## SHORT EXERCISE
Check each line of the material below, and copy it if it holds the string "matplotlib".

■ ■ ■

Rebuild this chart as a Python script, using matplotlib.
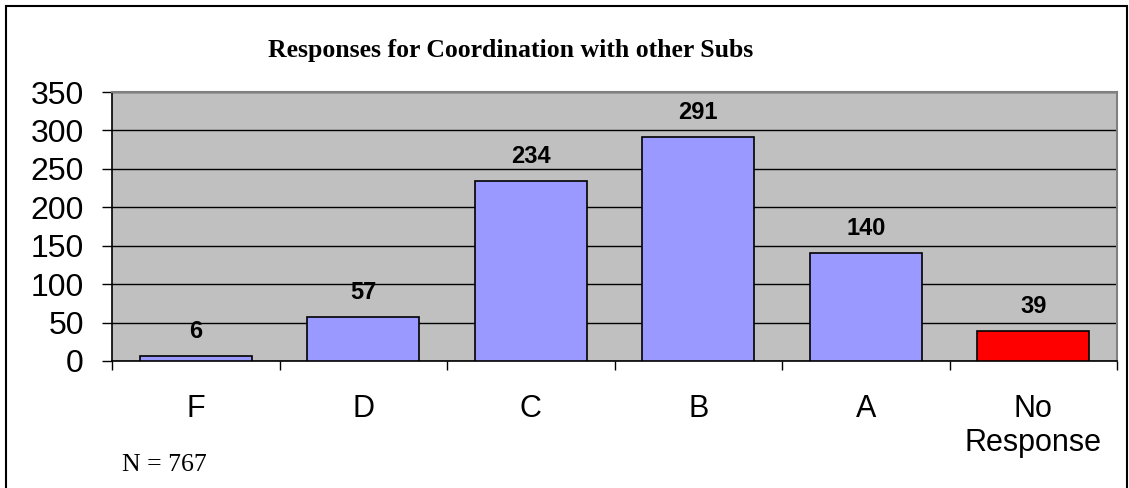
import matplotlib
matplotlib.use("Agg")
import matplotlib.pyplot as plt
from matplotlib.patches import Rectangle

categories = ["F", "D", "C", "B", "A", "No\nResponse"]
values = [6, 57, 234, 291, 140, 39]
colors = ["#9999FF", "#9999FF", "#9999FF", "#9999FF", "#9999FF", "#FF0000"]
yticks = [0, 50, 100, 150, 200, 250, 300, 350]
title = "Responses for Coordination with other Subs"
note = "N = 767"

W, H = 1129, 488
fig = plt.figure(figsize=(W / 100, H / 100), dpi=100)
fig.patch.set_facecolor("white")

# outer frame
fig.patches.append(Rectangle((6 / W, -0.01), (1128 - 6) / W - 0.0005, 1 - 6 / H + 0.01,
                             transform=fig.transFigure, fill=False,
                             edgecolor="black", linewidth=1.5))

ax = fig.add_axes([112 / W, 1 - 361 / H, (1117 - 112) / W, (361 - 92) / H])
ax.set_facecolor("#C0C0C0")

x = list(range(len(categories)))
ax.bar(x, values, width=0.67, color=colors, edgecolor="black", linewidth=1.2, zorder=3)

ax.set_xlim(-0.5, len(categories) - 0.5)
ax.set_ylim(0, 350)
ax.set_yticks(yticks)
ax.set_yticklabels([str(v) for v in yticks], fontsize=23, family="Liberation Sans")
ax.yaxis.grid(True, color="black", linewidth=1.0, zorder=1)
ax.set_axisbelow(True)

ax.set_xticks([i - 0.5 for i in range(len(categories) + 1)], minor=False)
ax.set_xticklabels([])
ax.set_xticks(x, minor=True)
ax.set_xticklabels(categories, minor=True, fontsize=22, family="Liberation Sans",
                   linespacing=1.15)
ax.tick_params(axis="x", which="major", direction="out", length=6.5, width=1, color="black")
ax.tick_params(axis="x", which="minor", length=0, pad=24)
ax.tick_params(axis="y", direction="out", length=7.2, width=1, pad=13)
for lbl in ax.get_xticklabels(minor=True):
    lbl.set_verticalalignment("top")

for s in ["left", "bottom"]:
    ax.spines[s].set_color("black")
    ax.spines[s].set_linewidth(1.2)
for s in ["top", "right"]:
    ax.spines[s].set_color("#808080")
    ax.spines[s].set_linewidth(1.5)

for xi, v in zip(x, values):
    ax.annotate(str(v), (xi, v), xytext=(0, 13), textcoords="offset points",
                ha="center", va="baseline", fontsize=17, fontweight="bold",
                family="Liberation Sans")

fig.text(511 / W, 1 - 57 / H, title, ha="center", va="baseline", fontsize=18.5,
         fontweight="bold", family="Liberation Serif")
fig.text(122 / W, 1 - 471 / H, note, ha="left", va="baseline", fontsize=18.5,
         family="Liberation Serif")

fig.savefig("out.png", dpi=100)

■ ■ ■

## RESULT
Rebuild this chart as a Python script, using matplotlib.
import matplotlib
matplotlib.use("Agg")
import matplotlib.pyplot as plt
from matplotlib.patches import Rectangle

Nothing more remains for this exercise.